How to Teach Sign Language to Your Baby
Are you having a hard time understanding your baby? This can be bad in the long term, as it is possible for young children who find communication with adults a tad too difficult to experience problems in development, both physical and behavioral. A good thing is that you can prevent this by fostering early parent-child communication through sign language. Teaching babies sign language have a risk of delaying speech however, but that risk is far outweighed by the benefits: advanced cognitive development, reduced tantrums, and, of course, a better bond with your child.
You can start developing sign language lessons by observing your child’s hand gestures. From there, you can formulate short lessons that your kid will find rather enjoyable. You may begin teaching your baby sign language at six months or more but not later than nine months, so that they have a sufficient level of hand coordination to form the necessary hand gestures.
You will need to get your baby’s attention to begin lessons. The most effective way to do this is by calling them by their name or whatever moniker you usually call them, or by showing them toys or objects that best represent the word that you are about to teach them. Remember though, that it is always best to stick with simple words, such as familiar nouns and verbs.
If you have no idea where to begin, here are four simple words that you would like to start teaching your baby. For these quick lessons, you will need to prepare a book, food, milk, and your baby’s favorite toy.
- “Eat” is an important word to teach your baby, which means we won’t leave it out of this list. You can teach this before the start of your baby’s meal. Say, “eat” and make a hand gesture for this word by placing your fingers’ tips together and moving them to and from your mouth. After this, show your baby their food while making the “eat” sign. Condition your baby to this sign by repeating this lesson during every meal.

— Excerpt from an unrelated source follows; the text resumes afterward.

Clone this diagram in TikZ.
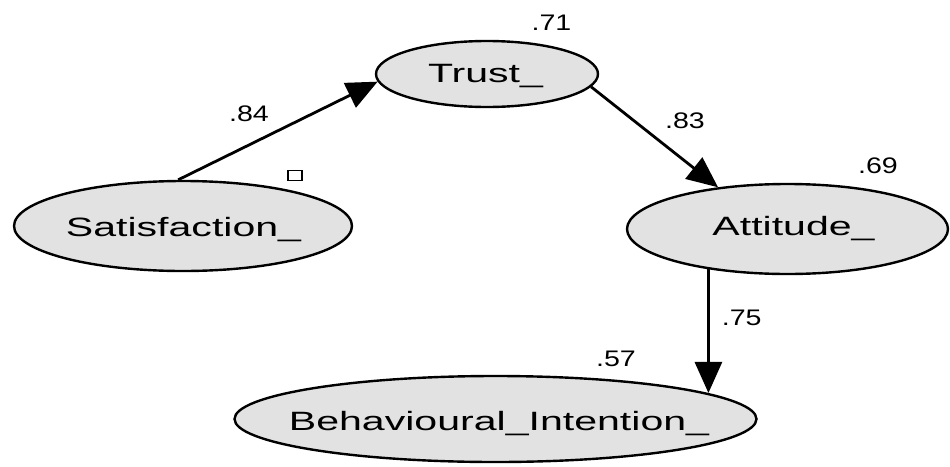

- Another word that you can teach your child is an object they are most fond with: “toy.” As with the book, first show your baby their favorite toy. Now while the image of a toy may sound a little too difficult to portray with your hands, the best gesture for it is actually quite simple. To create such hand gesture, tuck your thumb between your index finger and middle finger, and then twist your hand repeatedly like you are playing with the toy sign. Show this sign to your baby while saying the word, “toy.” Repeat the lesson several times.
- Another very familiar word to teach your baby is “milk.” To create the gesture for milk, simply squeeze your hand into a fist repeatedly, just like you are squeezing an udder. For this lesson, offer milk to your child and then show them the gesture. As with “eat,” be sure to repeat the lesson every time you give your baby their milk.
- If you are fond of reading your baby stories, you might want to start teaching them the word “book.” Show your child a familiar book, like one you often read them stories or show them pictures with for example. Be sure to say, “book” to familiarize them with the word, and then form a book with your hands by having your palms placed together and opening them. You will need to repeat this lesson several times, at the end of which, open the book to read stories or sing songs to your child, or to show them the pictures they love.
There are plenty of other words that you can teach your baby, but be sure to stick to common, familiar ones. Buying a book on baby sign language would help a lot, although in this day and age, you might as well just get similar information available in the World Wide Web.
By now, you probably have an idea how to teach sign language to your baby. The key idea is to show them the appropriate object, associate the object with a particular hand gesture, rinse and repeat. With enough repetitions, your baby will eventually catch on and will make the signs themselves. Should you notice that they have finally learned the hand signals, be sure to reward them with a hug and a litany of loving words.